Kubeflow 1.3 : Shiny, Secure and Scalable
Background: I tried Kubeflow 1.0 in May 2020, with a narrow focus of Cloud native ML pipelines.
With the latest Kubeflow 1.3 release, they streamlined the setup process, improved security and user experience. Even with these updates, there is still a learning curve for non-technical/non-engineering users. Another improvement is the ability to pick and choose the components you want to install.
IMO, the ideal use-case is a cross-functional Data Science team with a mix of Platform Engineers, ML Engineers and Data Scientists.
- Setup and Improved UX/UI:
Relatively easy to setup compared to version 1.0, easy to understand UX and responsive UI.
I tried this on a GKE cluster with 6 nodes (Total Cluster resources = 12 cores, 60GB).
Oh, they now have ready to use JuptyterLab, Open-source VS code (Code-Server) and RStudio.
Code-Server (VS Code in the browser)
Compared to version 1.0, Ready to use Pipelines and Experiments work seamlessly. There is a lot of customization you can do (which I did not explore).
Other updates and enhancements
- Katib is now AutoML (for hyper parameter tuning)

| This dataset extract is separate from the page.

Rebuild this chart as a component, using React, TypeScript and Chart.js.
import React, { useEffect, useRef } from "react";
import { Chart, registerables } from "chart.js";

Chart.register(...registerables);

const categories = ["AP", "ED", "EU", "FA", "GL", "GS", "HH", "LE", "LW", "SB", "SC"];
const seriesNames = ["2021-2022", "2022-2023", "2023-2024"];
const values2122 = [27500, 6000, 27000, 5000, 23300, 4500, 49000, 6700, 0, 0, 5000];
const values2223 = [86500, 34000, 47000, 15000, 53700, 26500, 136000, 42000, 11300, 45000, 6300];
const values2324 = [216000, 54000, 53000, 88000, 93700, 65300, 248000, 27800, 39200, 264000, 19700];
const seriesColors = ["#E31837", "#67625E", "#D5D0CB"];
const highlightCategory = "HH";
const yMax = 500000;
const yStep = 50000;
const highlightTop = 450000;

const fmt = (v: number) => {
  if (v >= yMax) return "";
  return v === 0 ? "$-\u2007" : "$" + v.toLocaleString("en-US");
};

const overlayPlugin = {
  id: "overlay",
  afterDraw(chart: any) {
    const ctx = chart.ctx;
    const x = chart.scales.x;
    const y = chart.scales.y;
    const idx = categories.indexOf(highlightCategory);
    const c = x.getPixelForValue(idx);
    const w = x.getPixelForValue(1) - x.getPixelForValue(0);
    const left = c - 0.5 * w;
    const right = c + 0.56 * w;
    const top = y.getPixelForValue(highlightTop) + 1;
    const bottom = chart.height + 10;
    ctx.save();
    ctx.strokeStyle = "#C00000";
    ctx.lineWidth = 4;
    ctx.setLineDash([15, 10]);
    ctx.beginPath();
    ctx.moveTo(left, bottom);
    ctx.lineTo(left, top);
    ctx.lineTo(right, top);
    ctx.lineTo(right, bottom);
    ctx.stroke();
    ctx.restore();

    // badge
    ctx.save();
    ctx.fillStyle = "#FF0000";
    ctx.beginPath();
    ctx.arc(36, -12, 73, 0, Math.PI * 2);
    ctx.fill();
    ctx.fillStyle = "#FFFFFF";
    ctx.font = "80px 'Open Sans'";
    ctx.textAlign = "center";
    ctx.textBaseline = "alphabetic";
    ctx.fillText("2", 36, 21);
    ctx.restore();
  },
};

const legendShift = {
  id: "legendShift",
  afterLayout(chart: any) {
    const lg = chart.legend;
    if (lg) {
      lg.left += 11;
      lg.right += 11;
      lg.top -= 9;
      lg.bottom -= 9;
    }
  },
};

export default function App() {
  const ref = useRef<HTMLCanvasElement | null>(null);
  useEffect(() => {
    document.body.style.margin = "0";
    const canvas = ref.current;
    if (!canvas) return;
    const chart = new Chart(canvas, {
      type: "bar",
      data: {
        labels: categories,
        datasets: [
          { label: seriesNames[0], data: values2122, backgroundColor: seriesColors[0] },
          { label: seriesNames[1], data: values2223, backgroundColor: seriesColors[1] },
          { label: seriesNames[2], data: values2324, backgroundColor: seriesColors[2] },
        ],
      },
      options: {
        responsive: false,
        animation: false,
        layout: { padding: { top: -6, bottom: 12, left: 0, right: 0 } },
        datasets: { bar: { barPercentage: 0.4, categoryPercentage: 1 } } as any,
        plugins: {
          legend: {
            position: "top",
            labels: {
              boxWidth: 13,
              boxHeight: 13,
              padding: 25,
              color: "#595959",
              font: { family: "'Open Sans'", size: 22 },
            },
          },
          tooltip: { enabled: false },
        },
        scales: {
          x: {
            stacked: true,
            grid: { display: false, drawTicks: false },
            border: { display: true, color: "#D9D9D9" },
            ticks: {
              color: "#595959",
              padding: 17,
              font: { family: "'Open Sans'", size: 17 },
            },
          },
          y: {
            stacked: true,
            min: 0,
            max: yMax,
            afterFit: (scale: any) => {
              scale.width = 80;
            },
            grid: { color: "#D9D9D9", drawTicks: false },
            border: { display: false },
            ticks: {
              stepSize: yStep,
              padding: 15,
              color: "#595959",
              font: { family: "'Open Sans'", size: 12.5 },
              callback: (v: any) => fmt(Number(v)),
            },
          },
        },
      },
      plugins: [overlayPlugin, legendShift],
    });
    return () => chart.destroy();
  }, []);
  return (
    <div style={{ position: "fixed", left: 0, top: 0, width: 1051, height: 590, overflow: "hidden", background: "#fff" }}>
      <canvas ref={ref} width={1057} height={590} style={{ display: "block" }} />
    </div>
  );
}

- Volumes to create and attach Object storage or PV/PVC
- Tensorboards for Visualizations (I am not sure how widely this will be used)
- KFP comes in 2 flavors
* KFP with Argo workflows as default version.

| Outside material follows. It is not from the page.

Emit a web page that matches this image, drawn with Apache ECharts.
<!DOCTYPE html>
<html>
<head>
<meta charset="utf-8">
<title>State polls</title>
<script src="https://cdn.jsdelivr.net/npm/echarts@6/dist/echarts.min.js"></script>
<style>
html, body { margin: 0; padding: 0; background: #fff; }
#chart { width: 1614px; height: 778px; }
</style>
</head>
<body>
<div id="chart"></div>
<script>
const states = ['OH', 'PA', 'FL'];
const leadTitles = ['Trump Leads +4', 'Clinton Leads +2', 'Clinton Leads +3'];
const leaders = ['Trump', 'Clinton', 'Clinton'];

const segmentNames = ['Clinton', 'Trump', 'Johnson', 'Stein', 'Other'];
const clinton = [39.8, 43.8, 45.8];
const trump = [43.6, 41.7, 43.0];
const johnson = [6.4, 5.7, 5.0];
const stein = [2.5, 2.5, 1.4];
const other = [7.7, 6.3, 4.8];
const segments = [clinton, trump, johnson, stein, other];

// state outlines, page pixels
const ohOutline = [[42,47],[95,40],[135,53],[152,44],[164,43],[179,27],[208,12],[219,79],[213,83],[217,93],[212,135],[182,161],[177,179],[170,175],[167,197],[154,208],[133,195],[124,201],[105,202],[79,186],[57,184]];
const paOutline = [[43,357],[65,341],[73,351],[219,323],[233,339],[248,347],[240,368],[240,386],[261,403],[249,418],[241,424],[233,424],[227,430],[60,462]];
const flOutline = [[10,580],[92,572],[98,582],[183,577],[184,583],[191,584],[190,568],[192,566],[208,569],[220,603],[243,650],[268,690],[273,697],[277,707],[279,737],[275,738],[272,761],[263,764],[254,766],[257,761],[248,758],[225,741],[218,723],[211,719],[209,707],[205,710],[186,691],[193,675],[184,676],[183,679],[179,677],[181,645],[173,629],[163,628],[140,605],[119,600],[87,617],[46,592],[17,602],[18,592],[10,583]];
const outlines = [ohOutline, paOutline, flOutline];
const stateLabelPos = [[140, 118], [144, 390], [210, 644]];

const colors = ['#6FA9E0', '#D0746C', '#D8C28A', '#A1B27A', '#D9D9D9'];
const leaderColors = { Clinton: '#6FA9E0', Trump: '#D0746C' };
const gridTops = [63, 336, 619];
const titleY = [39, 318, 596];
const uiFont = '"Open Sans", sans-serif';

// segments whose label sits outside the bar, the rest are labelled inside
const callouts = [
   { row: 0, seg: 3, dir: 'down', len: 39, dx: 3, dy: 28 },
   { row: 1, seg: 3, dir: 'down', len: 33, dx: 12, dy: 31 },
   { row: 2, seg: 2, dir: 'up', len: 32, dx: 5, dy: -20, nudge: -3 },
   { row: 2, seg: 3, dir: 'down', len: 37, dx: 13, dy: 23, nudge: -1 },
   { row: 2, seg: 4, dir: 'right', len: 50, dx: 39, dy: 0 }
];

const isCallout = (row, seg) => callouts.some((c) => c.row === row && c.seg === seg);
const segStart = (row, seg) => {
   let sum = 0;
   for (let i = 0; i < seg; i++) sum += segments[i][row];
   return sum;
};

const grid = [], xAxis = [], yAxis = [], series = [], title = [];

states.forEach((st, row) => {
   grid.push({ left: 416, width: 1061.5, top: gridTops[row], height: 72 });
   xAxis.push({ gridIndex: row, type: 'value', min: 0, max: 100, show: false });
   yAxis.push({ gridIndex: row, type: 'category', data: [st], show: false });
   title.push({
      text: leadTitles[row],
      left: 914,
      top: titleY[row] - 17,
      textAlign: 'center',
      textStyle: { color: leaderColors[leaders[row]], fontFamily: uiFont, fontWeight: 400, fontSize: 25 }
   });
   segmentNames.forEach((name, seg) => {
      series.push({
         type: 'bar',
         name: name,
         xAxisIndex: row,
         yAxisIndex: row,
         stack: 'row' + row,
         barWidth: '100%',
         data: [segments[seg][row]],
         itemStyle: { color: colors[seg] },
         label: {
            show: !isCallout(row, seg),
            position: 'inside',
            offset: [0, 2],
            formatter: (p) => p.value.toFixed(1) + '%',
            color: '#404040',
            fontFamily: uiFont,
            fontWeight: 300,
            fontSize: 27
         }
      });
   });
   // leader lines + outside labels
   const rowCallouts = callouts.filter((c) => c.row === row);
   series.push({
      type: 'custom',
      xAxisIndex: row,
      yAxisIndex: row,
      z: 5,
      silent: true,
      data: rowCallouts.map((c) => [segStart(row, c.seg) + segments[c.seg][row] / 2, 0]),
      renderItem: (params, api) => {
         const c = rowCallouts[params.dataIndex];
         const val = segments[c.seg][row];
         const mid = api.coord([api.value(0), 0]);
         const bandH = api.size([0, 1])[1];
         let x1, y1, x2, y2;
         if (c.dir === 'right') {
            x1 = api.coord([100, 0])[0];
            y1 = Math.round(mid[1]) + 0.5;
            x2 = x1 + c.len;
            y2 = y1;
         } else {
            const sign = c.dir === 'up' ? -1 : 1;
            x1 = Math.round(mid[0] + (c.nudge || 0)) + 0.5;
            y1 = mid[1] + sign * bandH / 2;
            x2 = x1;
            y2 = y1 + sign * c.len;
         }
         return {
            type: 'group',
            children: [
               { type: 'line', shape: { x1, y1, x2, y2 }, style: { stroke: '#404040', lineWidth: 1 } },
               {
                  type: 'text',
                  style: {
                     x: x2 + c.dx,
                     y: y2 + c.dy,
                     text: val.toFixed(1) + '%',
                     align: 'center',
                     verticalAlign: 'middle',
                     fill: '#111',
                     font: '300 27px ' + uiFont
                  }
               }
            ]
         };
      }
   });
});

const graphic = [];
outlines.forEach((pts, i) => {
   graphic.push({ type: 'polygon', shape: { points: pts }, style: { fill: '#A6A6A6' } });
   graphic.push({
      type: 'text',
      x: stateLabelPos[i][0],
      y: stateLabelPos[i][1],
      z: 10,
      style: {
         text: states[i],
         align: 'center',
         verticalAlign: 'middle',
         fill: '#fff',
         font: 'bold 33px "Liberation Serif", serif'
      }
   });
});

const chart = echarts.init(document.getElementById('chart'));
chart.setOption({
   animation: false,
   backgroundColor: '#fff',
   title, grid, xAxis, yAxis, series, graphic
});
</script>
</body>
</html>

* KFP with Tekton (This is an additional option with contributions from IBM and RedHat)
* Adhoc manual runs
* Scheduled runs (Using Argo Workflows)
- Metrics and Metadata UI have improved as well
There is a renewed interest in Kubeflow from almost every major cloud services company (AWS, GCP, Azure, IBM, RedHat/OpenShift). In addition to these cloud providers, you can now run Kubeflow as an Operator or on Microk8s, MiniKF, Kind etc.